▶ **What the exercise asks**:
Working from the top of the listing below, retype each line through the line containing "Bileşen Analizine Göre", both included, with no pictures.

▶ **Dataset section**:
══════════════════════════════
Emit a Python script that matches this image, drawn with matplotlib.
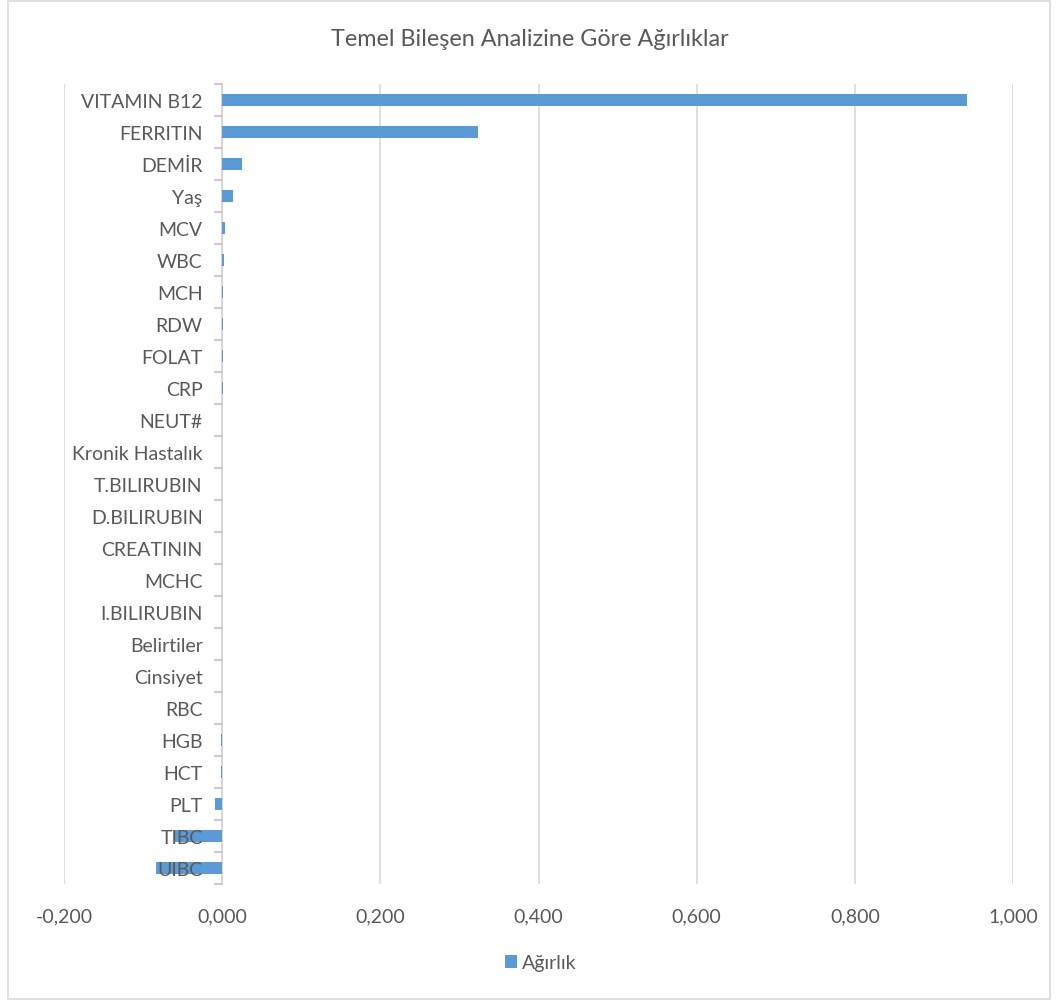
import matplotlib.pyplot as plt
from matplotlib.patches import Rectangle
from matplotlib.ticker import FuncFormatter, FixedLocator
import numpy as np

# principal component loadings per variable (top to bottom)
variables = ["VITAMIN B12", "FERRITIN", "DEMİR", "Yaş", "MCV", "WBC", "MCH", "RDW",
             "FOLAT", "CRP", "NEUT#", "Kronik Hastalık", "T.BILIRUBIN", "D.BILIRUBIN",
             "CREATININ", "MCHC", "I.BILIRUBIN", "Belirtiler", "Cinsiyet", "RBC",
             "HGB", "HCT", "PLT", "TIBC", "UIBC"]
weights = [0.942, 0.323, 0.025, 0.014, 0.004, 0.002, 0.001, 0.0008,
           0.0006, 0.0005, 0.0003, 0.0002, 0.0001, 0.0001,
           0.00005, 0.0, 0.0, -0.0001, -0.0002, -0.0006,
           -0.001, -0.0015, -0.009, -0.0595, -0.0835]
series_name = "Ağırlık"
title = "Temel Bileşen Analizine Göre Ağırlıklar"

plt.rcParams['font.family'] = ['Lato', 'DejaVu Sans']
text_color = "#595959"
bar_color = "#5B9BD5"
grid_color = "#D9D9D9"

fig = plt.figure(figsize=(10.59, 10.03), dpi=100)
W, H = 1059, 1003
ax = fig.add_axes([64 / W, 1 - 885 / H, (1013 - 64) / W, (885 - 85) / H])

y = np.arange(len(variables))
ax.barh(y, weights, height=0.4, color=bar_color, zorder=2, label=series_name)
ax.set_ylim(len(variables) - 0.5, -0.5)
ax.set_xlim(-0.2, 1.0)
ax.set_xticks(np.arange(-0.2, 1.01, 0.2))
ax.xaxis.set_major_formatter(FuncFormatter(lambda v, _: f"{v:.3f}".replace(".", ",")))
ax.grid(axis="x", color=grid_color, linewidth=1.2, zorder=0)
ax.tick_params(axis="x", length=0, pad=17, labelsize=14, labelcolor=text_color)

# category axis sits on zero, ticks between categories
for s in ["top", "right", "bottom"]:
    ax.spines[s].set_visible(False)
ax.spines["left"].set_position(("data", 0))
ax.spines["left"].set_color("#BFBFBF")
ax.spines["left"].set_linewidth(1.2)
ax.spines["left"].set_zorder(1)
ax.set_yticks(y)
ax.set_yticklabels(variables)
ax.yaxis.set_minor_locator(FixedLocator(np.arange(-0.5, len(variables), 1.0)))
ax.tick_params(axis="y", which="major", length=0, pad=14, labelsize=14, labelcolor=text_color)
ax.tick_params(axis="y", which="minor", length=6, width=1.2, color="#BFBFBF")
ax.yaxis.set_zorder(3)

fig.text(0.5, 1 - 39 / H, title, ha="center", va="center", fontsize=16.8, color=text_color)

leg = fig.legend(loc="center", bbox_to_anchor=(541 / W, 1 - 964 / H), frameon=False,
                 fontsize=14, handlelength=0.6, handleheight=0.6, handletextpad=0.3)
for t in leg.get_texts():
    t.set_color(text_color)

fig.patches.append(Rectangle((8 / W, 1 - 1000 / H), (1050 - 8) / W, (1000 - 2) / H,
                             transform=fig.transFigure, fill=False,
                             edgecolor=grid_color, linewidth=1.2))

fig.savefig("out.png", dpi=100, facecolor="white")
══════════════════════════════
▶ **Exercise response**:
Emit a Python script that matches this image, drawn with matplotlib.
import matplotlib.pyplot as plt
from matplotlib.patches import Rectangle
from matplotlib.ticker import FuncFormatter, FixedLocator
import numpy as np

# principal component loadings per variable (top to bottom)
variables = ["VITAMIN B12", "FERRITIN", "DEMİR", "Yaş", "MCV", "WBC", "MCH", "RDW",
             "FOLAT", "CRP", "NEUT#", "Kronik Hastalık", "T.BILIRUBIN", "D.BILIRUBIN",
             "CREATININ", "MCHC", "I.BILIRUBIN", "Belirtiler", "Cinsiyet", "RBC",
             "HGB", "HCT", "PLT", "TIBC", "UIBC"]
weights = [0.942, 0.323, 0.025, 0.014, 0.004, 0.002, 0.001, 0.0008,
           0.0006, 0.0005, 0.0003, 0.0002, 0.0001, 0.0001,
           0.00005, 0.0, 0.0, -0.0001, -0.0002, -0.0006,
           -0.001, -0.0015, -0.009, -0.0595, -0.0835]
series_name = "Ağırlık"
title = "Temel Bileşen Analizine Göre Ağırlıklar"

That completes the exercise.